Modern applications in machine learning require collecting data in an online fashion and reasoning about the decisions used to gather it. Sequential decision-making under uncertainty focuses on problems that involve interacting with the world, collecting data, and reasoning about it, all with incomplete information about the world.  Reinforcement Learning (RL) is a general framework for studying interactive learning and has been used to develop algorithms with applications to clinical trials in medicine, monitoring industrial plants, robotics, games such as Atari and Go, and computational marketing. 

**Students taking the course are expected to have an understanding of basic probability, the basics of concentration inequalities, linear algebra, and convex optimization.**

This course (Theoretical Foundations of Reinforcement Learning) introduces the foundational concepts of bandits and reinforcement learning (RL).
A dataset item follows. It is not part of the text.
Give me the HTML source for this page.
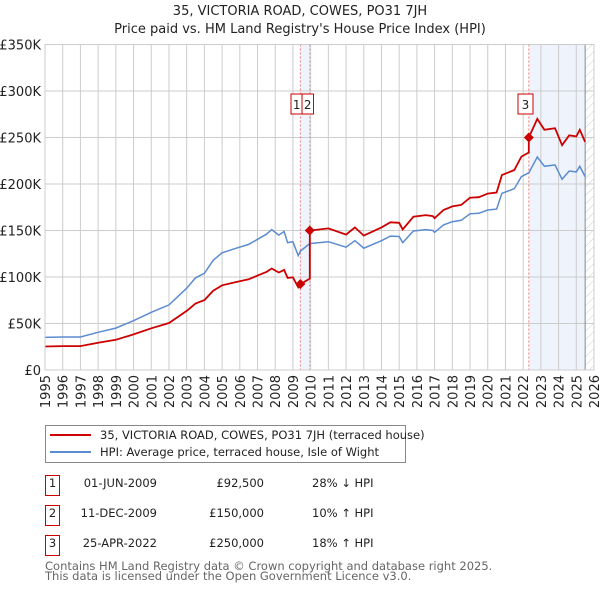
<!DOCTYPE html>
<html><head><meta charset="utf-8">
<style>
body{margin:0;background:#fff;font-family:"Liberation Sans","DejaVu Sans",sans-serif;}
svg{display:block}
text{font-family:"DejaVu Sans","Liberation Sans",sans-serif;}
</style></head>
<body>
<svg id="chart" width="600" height="590" viewBox="0 0 600 590">
<defs>
<pattern id="hatch" width="6" height="6" patternUnits="userSpaceOnUse" patternTransform="rotate(45)">
<line x1="0" y1="0" x2="0" y2="6" stroke="#ccc" stroke-width="1"/>
</pattern>
</defs>
<text x="300" y="15" text-anchor="middle" font-size="13" fill="#222">35, VICTORIA ROAD, COWES, PO31 7JH</text>
<text x="300" y="33" text-anchor="middle" font-size="13" fill="#222">Price paid vs. HM Land Registry's House Price Index (HPI)</text>
<g id="plot"></g>
</svg>
<script>
const hpiYears=[1995,1996,1997,1998,1999,2000,2001,2002,2003,2003.5,2004,2004.5,2005,2005.8,2006.5,2007,2007.5,2007.8,2008.2,2008.5,2008.7,2009.0,2009.3,2009.42,2009.5,2009.95,2010,2011,2012,2012.5,2013,2014,2014.5,2015,2015.2,2015.8,2016.5,2016.9,2017.0,2017.5,2018,2018.5,2019,2019.5,2020,2020.5,2020.8,2021.5,2021.9,2022.32,2022.8,2023.2,2023.8,2024.2,2024.6,2025.0,2025.2,2025.5];
const hpiValues=[35,35.5,35.5,40.5,45,53,62,70,88,99,104,118,126,131,135,140.5,146,151,145,149,137,138,123,128,129,136,136,138,132,139,131,139,144,143.5,137,149.5,151,150,148,156,159.5,161,168,168.5,172,173,190,195,208,212,229,219,220.5,205,214,213,219,208];
const saleLabels=["1","2","3"];
const saleYears=[2009.42,2009.95,2022.32];
const salePrices=[92.5,150,250];
const yTicks=[0,50,100,150,200,250,300,350];
const yTickLabels=["£0","£50K","£100K","£150K","£200K","£250K","£300K","£350K"];
const xTicks=[1995,1996,1997,1998,1999,2000,2001,2002,2003,2004,2005,2006,2007,2008,2009,2010,2011,2012,2013,2014,2015,2016,2017,2018,2019,2020,2021,2022,2023,2024,2025,2026];

const L=45,R=594,T=44.5,B=370,x0=1995,x1=2026,yMax=350;
const X=y=>L+(y-x0)/(x1-x0)*(R-L);
const Y=v=>B-v/yMax*(B-T);
const NS="http://www.w3.org/2000/svg";
const g=document.getElementById('plot');
function mk(tag,attrs,parent){const e=document.createElementNS(NS,tag);for(const k in attrs)e.setAttribute(k,attrs[k]);(parent||g).appendChild(e);return e;}
function hpiAt(t){for(let i=0;i<hpiYears.length-1;i++){if(t>=hpiYears[i]&&t<=hpiYears[i+1]){const f=(t-hpiYears[i])/(hpiYears[i+1]-hpiYears[i]);return hpiValues[i]+f*(hpiValues[i+1]-hpiValues[i]);}}return hpiValues[hpiValues.length-1];}
const hatchStart=2025.5;
let r=mk('rect',{x:X(saleYears[0]),y:T,width:X(saleYears[1])-X(saleYears[0]),height:B-T,fill:'#eef3fc'});


r=mk('rect',{x:X(saleYears[2]),y:T,width:X(hatchStart)-X(saleYears[2]),height:B-T,fill:'#eef3fc'});


r=mk('rect',{x:X(hatchStart),y:T,width:R-X(hatchStart),height:B-T,fill:'url(#hatch)'});


yTicks.forEach((v,i)=>{
 const l=mk('line',{x1:L,x2:R,y1:Y(v),y2:Y(v),stroke:'#ccc','stroke-width':1});
 
 
 const t=mk('text',{x:L-4,y:Y(v)+5,'text-anchor':'end','font-size':13,fill:'#222'});
 t.textContent=yTickLabels[i];
 
 
});
xTicks.forEach(yr=>{
 const l=mk('line',{x1:X(yr),x2:X(yr),y1:T,y2:B,stroke:'#ccc','stroke-width':1});
 
 
 const t=mk('text',{x:0,y:0,'text-anchor':'end','font-size':13,fill:'#222',transform:`translate(${X(yr)+5},${B+5}) rotate(-90)`});
 t.textContent=yr;
 
 
});
r=mk('line',{x1:X(hatchStart),x2:X(hatchStart),y1:T,y2:B,stroke:'#888','stroke-width':1});


saleYears.forEach(s=>{
 const l=mk('line',{x1:X(s),x2:X(s),y1:T,y2:B,stroke:'#f08080','stroke-width':1,'stroke-dasharray':'2,2'});
 
 
});
let pts=hpiYears.map((t,i)=>X(t).toFixed(1)+','+Y(hpiValues[i]).toFixed(1)).join(' ');
r=mk('polyline',{points:pts,fill:'none',stroke:'#5b8bd0','stroke-width':1.5});


function factorAt(t){let idx=0;for(let i=0;i<saleYears.length;i++){if(t>=saleYears[i])idx=i;}return salePrices[idx]/hpiAt(saleYears[idx]);}
let rp=[];
hpiYears.forEach((t,i)=>{
 saleYears.forEach((s,k)=>{if(k>0&&s>(i>0?hpiYears[i-1]:0)&&s<=t){const h=hpiAt(s);rp.push([s,h*salePrices[k-1]/hpiAt(saleYears[k-1])]);rp.push([s,salePrices[k]]);}});
 rp.push([t,hpiValues[i]*factorAt(t)]);
});
pts=rp.map(p=>X(p[0]).toFixed(1)+','+Y(p[1]).toFixed(1)).join(' ');
r=mk('polyline',{points:pts,fill:'none',stroke:'#cc0000','stroke-width':1.8});


const boxX=[291,302,518];
saleYears.forEach((s,i)=>{
 const cx=X(s),cy=Y(salePrices[i]);
 const d=mk('polygon',{points:`${cx},${cy-5} ${cx+5},${cy} ${cx},${cy+5} ${cx-5},${cy}`,fill:'#cc0000'});
 
 
 const b=mk('rect',{x:boxX[i],y:94,width:i==2?15:11.5,height:20,fill:'#fff',stroke:'#cc0000','stroke-width':1});
 
 
 const t=mk('text',{x:boxX[i]+(i==2?7.5:5.75),y:109,'text-anchor':'middle','font-size':12,fill:'#222'});
 t.textContent=saleLabels[i];
 
 
});
r=mk('rect',{x:L,y:T,width:R-L,height:B-T,fill:'none',stroke:'#ccc','stroke-width':1});



const svg=document.getElementById('chart');
r=mk('rect',{x:45.5,y:425.5,width:360,height:37,fill:'#fff',stroke:'#888','stroke-width':1},svg);


const legItems=[["35, VICTORIA ROAD, COWES, PO31 7JH (terraced house)","#cc0000",435],["HPI: Average price, terraced house, Isle of Wight","#5b8bd0",452]];
legItems.forEach((it,i)=>{
 const l=mk('line',{x1:50,x2:91,y1:it[2],y2:it[2],stroke:it[1],'stroke-width':2},svg);
 
 
 const t=mk('text',{x:100,y:it[2]+4,'font-size':11.5,fill:'#222'},svg);
 t.textContent=it[0];
 
 
});
const dates=["01-JUN-2009","11-DEC-2009","25-APR-2022"];
const prices=["£92,500","£150,000","£250,000"];
const rel=["28% ↓ HPI","10% ↑ HPI","18% ↑ HPI"];
[0,1,2].forEach(i=>{
 const yy=483+30*i;
 const b=mk('rect',{x:45.5,y:yy-7.5,width:14,height:20,fill:'#fff',stroke:'#cc0000','stroke-width':1},svg);
 
 
 const cells=[[52.5,'middle',saleLabels[i]],[157,'end',dates[i]],[264,'end',prices[i]],[312,'start',rel[i]]];
 cells.forEach(c=>{
  const t=mk('text',{x:c[0],y:yy+4,'text-anchor':c[1],'font-size':11.5,fill:'#222'},svg);
  t.textContent=c[2];
  
  
 });
});
["Contains HM Land Registry data © Crown copyright and database right 2025.","This data is licensed under the Open Government Licence v3.0."].forEach((s,i)=>{
 const t=mk('text',{x:45,y:570+10*i,'font-size':11.5,fill:'#666'},svg);
 t.textContent=s;
 
 
});
</script>
</body></html>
It will give the students experience in
1. Proving theoretical guarantees for reinforcement learning algorithms
2. Mapping problems in practical applications (e.g. recommender systems, social networks) to the RL framework
3. Developing and analyzing new bandit and RL algorithms

* Note that this course is cross-listed as a special topics course in both Artificial Intelligence and Theory, and will count towards the breadth requirement in either area.

- Basics: Concentration inequalities, (Online) Convex Optimization
- Bandits: Multi-armed/Contextual bandits framework and the exploration-exploitation trade-off
- Bandits: Algorithms: Epsilon-greedy, Upper-confidence Bound, Thompson sampling
- Markov Decision Processes: Structural properties, Bellman equation, Linear programming view of MDPs
- MDPs: Algorithms in the tabular setting: Policy Evaluation, Temporal Difference Learning, Value Iteration, Policy Iteration
- MDPs: Algorithms with function approximation: Approximate policy iteration, Politex, Policy gradients
- MDPs: Sample-complexity of model-based learning of MDPs under a generative model
- MDPS: Regret minimization in the online setting using UCRL, LSVI-UCB
- Constrained MDPs: Primal-dual algorithms for planning



There will be a couple of assignments with the major evaluation components being a final project. The details will be discussed in the first week of classes.




  • Reinforcement Learning: An Introduction. Richard S. Sutton and Andrew G. Barto
  • Bandit Algorithms. Tor Lattimore and Csaba Szepesvari
  • Markov Decision Processes: Discrete Stochastic Dynamic Programming. Martin L. Puterman
  • Reinforcement Learning: Theory and Algorithms. Alekh Agarwal,  Nan Jiang, Sham M. Kakade and Wen Sun.